Esta novela hace algo que echo de menos en mucha fantasía juvenil: toma muy en serio la experiencia íntima del miedo sin quitarle sitio a la maravilla. En lugar de lanzarte a golpes de efecto uno tras otro, te mete bajo la piel una mezcla de frío, ternura y vértigo que se siente real, como esa escena inaugural en la que una criatura se pierde entre sombras multiplicadas hasta que no sabe cuál es la suya. No hay violencia explícita ni morbo; hay un modo de poner en escena la amenaza que la vuelve casi atmosférica, una ética torcida que late en frases como «la vitalidad de este lugar es la clave», dicha por una presencia con ojos plateados que entiende el mundo en términos de energía disponible y obediencia debida. Ahí se oye de fondo la tesis del antagonismo y, con ella, el tipo de pregunta que empuja todo el libro: de qué se alimenta, en el fondo, la sombra.
La imaginería es un punto fuerte. Cuando el relato abre el plano, no lo hace a base de nombres propios sino de sensaciones. Un barrio de invierno se transforma, por un velo apenas perceptible, en su versión paralela: la nieve se vuelve hierba escarchada, el cielo mezcla lilas y turquesas, las casas conservan su estructura pero aparecen coronadas por flores de cristal como si alguien hubiera subido la saturación de lo vivo. Es una superposición sutil de dos capas de realidad que conviven sin notarse; algunos caminan ajenos al desfile de luces, otros cruzan de un lado al otro y dejan detrás un rastro de polvo dorado. La escena tiene ese tipo de belleza que no interrumpe nada y, sin embargo, te cambia el pulso.
La prosa trabaja en una tercera persona muy pegada, con respiración. Lo que importa no es sólo lo que pasa, sino cómo lo siente el cuerpo: la garganta que se cierra, el aire que se espesa, el temblor en las manos. Cuando la tensión sube, la escritura no se desordena; los movimientos son claros, casi coreográficos. Cuando baja, deja un espacio para escuchar lo que no se dice en voz alta. Es una narración que apuesta por sistemas y símbolos con asiento sensorial. El más sugerente, quizá, sea el de las Corrientes, hilos de luz que no son un mero adorno sino genealogías de conocimiento y memoria.
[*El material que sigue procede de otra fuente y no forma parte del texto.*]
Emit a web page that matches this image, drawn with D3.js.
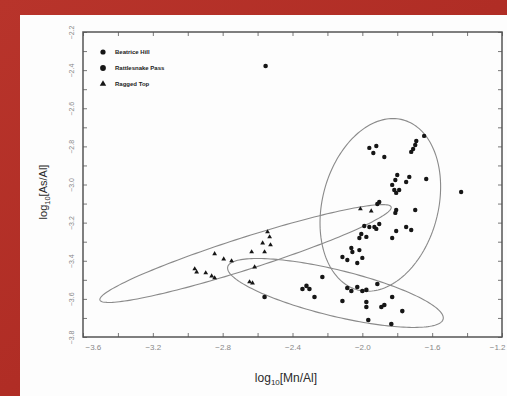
<!DOCTYPE html>
<html>
<head>
<meta charset="utf-8">
<script src="https://cdn.jsdelivr.net/npm/d3@7"></script>
<style>
  html, body { margin: 0; padding: 0; overflow: hidden; }
  body { width: 507px; height: 396px; }
</style>
</head>
<body>
<svg id="chart" width="507" height="396"></svg>
<script>
// series: log10[Mn/Al] (x) and log10[As/Al] (y)
const seriesNames = ['Beatrice Hill', 'Rattlesnake Pass', 'Ragged Top'];

const beatriceMn = [-1.646, -1.691, -1.697, -1.709, -1.72, -1.96, -1.92, -1.937, -1.874, -1.8,
  -1.811, -1.829, -1.817, -1.789, -1.806, -1.731, -1.749, -1.634, -1.806, -1.811,
  -1.697, -1.989, -1.96, -1.931, -1.903, -1.92, -2.006, -2.017, -1.977, -1.806,
  -1.829, -1.749, -1.72, -2.063, -2.057, -2.017, -2.114, -2.086, -2.029, -2.0,
  -1.903, -1.914, -1.434];
const beatriceAs = [-2.745, -2.772, -2.793, -2.814, -2.829, -2.808, -2.798, -2.835, -2.856, -2.95,
  -2.976, -3.002, -3.029, -3.029, -3.044, -2.96, -2.987, -2.971, -3.134, -3.149,
  -3.134, -3.218, -3.223, -3.223, -3.207, -3.233, -3.26, -3.281, -3.275, -3.244,
  -3.281, -3.223, -3.239, -3.333, -3.354, -3.344, -3.38, -3.396, -3.412, -3.385,
  -3.092, -3.102, -3.039];

const rattlesnakeMn = [-2.554, -2.56, -2.229, -2.343, -2.32, -2.303, -2.274, -2.086, -2.063, -2.0,
  -1.977, -2.029, -1.914, -1.829, -2.114, -1.977, -1.891, -1.874, -1.771, -1.966,
  -1.834, -1.977];
const rattlesnakeAs = [-2.378, -3.59, -3.485, -3.548, -3.532, -3.548, -3.59, -3.543, -3.559, -3.559,
  -3.553, -3.538, -3.522, -3.59, -3.611, -3.643, -3.643, -3.632, -3.664, -3.711,
  -3.732, -3.616];

const raggedMn = [-2.011, -1.949, -2.96, -2.949, -2.897, -2.863, -2.846, -2.846, -2.794, -2.749,
  -2.634, -2.56, -2.571, -2.531, -2.543, -2.526, -2.617, -2.646, -2.629];
const raggedAs = [-3.128, -3.139, -3.443, -3.459, -3.464, -3.48, -3.49, -3.364, -3.391, -3.401,
  -3.354, -3.354, -3.307, -3.275, -3.249, -3.317, -3.433, -3.511, -3.517];

// grouping ellipses: centre and two half-axis vectors, in data units
const ellipseCentres = [[-1.897, -3.107], [-2.669, -3.362], [-2.154, -3.569]];
const ellipseAxisA = [[0.130, 0.446], [0.834, 0.244], [0.617, -0.137]];
const ellipseAxisB = [[0.320, -0.079], [0.028, -0.080], [-0.031, -0.118]];

const xDomain = [-3.6, -1.2];
const yDomain = [-3.8, -2.2];
const xTicks = [-3.6, -3.2, -2.8, -2.4, -2.0, -1.6, -1.2];
const yTicks = [-3.8, -3.6, -3.4, -3.2, -3.0, -2.8, -2.6, -2.4, -2.2];

const width = 507, height = 396;
const margin = { top: 32, right: 5, bottom: 59, left: 83 };
const font = 'Arial, Liberation Sans, sans-serif';

const svg = d3.select('#chart');

// red frame with white slide panel
const defs = svg.append('defs');
const grad = defs.append('linearGradient')
  .attr('id', 'frame').attr('x1', 0).attr('y1', 0).attr('x2', 1).attr('y2', 1);
grad.append('stop').attr('offset', 0).attr('stop-color', '#b8342b');
grad.append('stop').attr('offset', 1).attr('stop-color', '#a8261f');

svg.append('rect').attr('width', width).attr('height', height).attr('fill', 'url(#frame)');
svg.append('rect').attr('x', 20).attr('y', 15)
  .attr('width', width - 20).attr('height', height - 15)
  .attr('fill', '#fdfdfd');

const x = d3.scaleLinear().domain(xDomain).range([margin.left, width - margin.right]);
const y = d3.scaleLinear().domain(yDomain).range([height - margin.bottom, margin.top]);

const fmt = d => d3.format('.1f')(d).replace('-', '\u2212');
const axisColor = '#555';

// minor ticks (inward, no labels)
const xMinor = d3.range(-3.6, -1.19, 0.2);
const yMinor = d3.range(-3.8, -2.19, 0.1);

function styleAxis(g) {
  g.select('.domain').remove();
  g.selectAll('.tick line').attr('stroke', axisColor).attr('stroke-width', 0.8);
}

svg.append('g')
  .attr('transform', `translate(0,${y.range()[0]})`)
  .call(d3.axisBottom(x).tickValues(xMinor).tickSize(-4).tickFormat(''))
  .call(styleAxis);
svg.append('g')
  .attr('transform', `translate(0,${y.range()[1]})`)
  .call(d3.axisTop(x).tickValues(xMinor).tickSize(-4).tickFormat(''))
  .call(styleAxis);
svg.append('g')
  .attr('transform', `translate(${x.range()[0]},0)`)
  .call(d3.axisLeft(y).tickValues(yMinor).tickSize(-4).tickFormat(''))
  .call(styleAxis);
svg.append('g')
  .attr('transform', `translate(${x.range()[1]},0)`)
  .call(d3.axisRight(y).tickValues(yMinor).tickSize(-4).tickFormat(''))
  .call(styleAxis);

// labelled x axis
const xAxis = svg.append('g')
  .attr('transform', `translate(0,${y.range()[0]})`)
  .call(d3.axisBottom(x).tickValues(xTicks).tickSize(0).tickPadding(7).tickFormat(fmt));
xAxis.select('.domain').remove();
xAxis.selectAll('text')
  .attr('fill', '#888').attr('font-family', font).attr('font-size', 8);
xAxis.selectAll('.tick').filter(d => d === xDomain[0]).select('text')
  .attr('text-anchor', 'start').attr('dx', 2);
xAxis.selectAll('.tick').filter(d => d === xDomain[1]).select('text')
  .attr('text-anchor', 'end').attr('dx', 3);

// labelled y axis, rotated labels
const yAxis = svg.append('g')
  .attr('transform', `translate(${x.range()[0]},0)`)
  .call(d3.axisLeft(y).tickValues(yTicks).tickSize(0).tickFormat(fmt));
yAxis.select('.domain').remove();
yAxis.selectAll('text')
  .attr('x', null).attr('dy', null)
  .attr('transform', 'translate(-9,0) rotate(-90)')
  .attr('text-anchor', 'middle')
  .attr('fill', '#888').attr('font-family', font).attr('font-size', 7);

// plot frame
svg.append('rect')
  .attr('x', x.range()[0]).attr('y', y.range()[1])
  .attr('width', x.range()[1] - x.range()[0])
  .attr('height', y.range()[0] - y.range()[1])
  .attr('fill', 'none').attr('stroke', axisColor).attr('stroke-width', 1.5);

// ellipses
const line = d3.line().x(p => x(p[0])).y(p => y(p[1])).curve(d3.curveLinearClosed);
ellipseCentres.forEach((c, i) => {
  const a = ellipseAxisA[i], b = ellipseAxisB[i];
  const pts = d3.range(0, 2 * Math.PI, Math.PI / 90).map(t => [
    c[0] + a[0] * Math.cos(t) + b[0] * Math.sin(t),
    c[1] + a[1] * Math.cos(t) + b[1] * Math.sin(t)
  ]);
  svg.append('path').attr('d', line(pts))
    .attr('fill', 'none').attr('stroke', '#8a8a8a').attr('stroke-width', 1.1);
});

// points
const dotColor = '#161616';
function circles(xs, ys, r) {
  svg.append('g').selectAll('circle')
    .data(xs.map((v, i) => [v, ys[i]]))
    .join('circle')
    .attr('cx', d => x(d[0])).attr('cy', d => y(d[1]))
    .attr('r', r).attr('fill', dotColor);
}
circles(beatriceMn, beatriceAs, 2.2);
circles(rattlesnakeMn, rattlesnakeAs, 2.3);

const tri = d3.symbol().type(d3.symbolTriangle).size(10);
svg.append('g').selectAll('path')
  .data(raggedMn.map((v, i) => [v, raggedAs[i]]))
  .join('path')
  .attr('d', tri)
  .attr('transform', d => `translate(${x(d[0])},${y(d[1])})`)
  .attr('fill', dotColor);

// legend
const legend = svg.append('g').attr('transform', 'translate(103,52)');
seriesNames.forEach((name, i) => {
  const row = legend.append('g').attr('transform', `translate(0,${i * 16})`);
  if (i < 2) {
    row.append('circle').attr('r', i === 0 ? 2.6 : 2.9).attr('fill', dotColor);
  } else {
    row.append('path').attr('d', d3.symbol().type(d3.symbolTriangle).size(18)).attr('fill', dotColor);
  }
  row.append('text').attr('x', 12).attr('dy', '0.35em')
    .attr('font-family', font).attr('font-size', 6)
    .attr('font-weight', 'bold').attr('fill', '#222')
    .text(name);
});

// axis titles
svg.append('text')
  .attr('x', 286).attr('y', 382)
  .attr('text-anchor', 'middle')
  .attr('font-family', font).attr('font-size', 12)
  .attr('fill', '#2a2a2a')
  .html('log<tspan font-size="8" dy="3">10</tspan><tspan dy="-3">[Mn/Al]</tspan>');

svg.append('text')
  .attr('transform', 'translate(47,192) rotate(-90)')
  .attr('text-anchor', 'middle')
  .attr('font-family', font).attr('font-size', 11)
  .attr('fill', '#2a2a2a')
  .html('log<tspan font-size="7.5" dy="3">10</tspan><tspan dy="-3">[As/Al]</tspan>');
</script>
</body>
</html>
Se explican con calma, con colores que remiten a territorios y pueblos, y con la idea de que «no se fuerzan»: te reconocen si perteneces, se entrenan si insistes, te afinan si escuchas. Esa serenidad, tan lejos del tópico del «poder» que se adquiere de golpe, da al mundo una lógica hospitalaria y exigente a la vez.

El mundo paralelo no se queda en postal. Se mueve. Contiene mensajes, mensajeros y pruebas que no son laberintos arbitrarios sino traducciones físicas de procesos interiores. Me gusta especialmente cómo el libro convierte una consigna —»Deja el mar en la tierra»— en una intervención sobre el paisaje: una concha desenterrada, un latido antiguo que pulsa en la mano, el desierto que se inunda hasta volverse laguna fértil. No se cuenta para presumir de inventiva, sino para decir que la materia responde cuando la nombramos con la palabra justa. El detalle de una luz verde que se estabiliza mientras otra, gris plateada, asoma apenas y se extingue, resume con delicadeza la ambivalencia que recorre todo el arco de aprendizaje.
Si la fantasía te interesa no solo por la evasión, sino por su capacidad de devolvernos al mundo con un matiz más afinado, aquí hay un viaje que funciona. Lo fantástico, lo doméstico y lo ritual se entrelazan con una naturalidad que evita tanto el manual de reglas como la prédica. Predomina la sensorialidad, esa brecha dulce entre lo que se ve y lo que no, y un ritmo que acelera cuando tiene sentido y desacelera cuando hace falta mirar. El resultado es una lectura con poso: te quedas con estampas —la calle encajando en otra capa del mismo barrio; la luz verde y plateada que se busca a sí misma; la laguna brotando donde habían dicho «desierto»— y con una brújula ética discreta que propone sostener la luz, pedir ayuda a tiempo y entrenar el músculo de la atención. Y esa, ya lo sabes, es la clase de verdad que uno agradece cuando cierra el libro y vuelve a cruzar su propia calle, con la sospecha de que quizá, apenas a un giro de mirada, también hay algo vibrando al otro lado.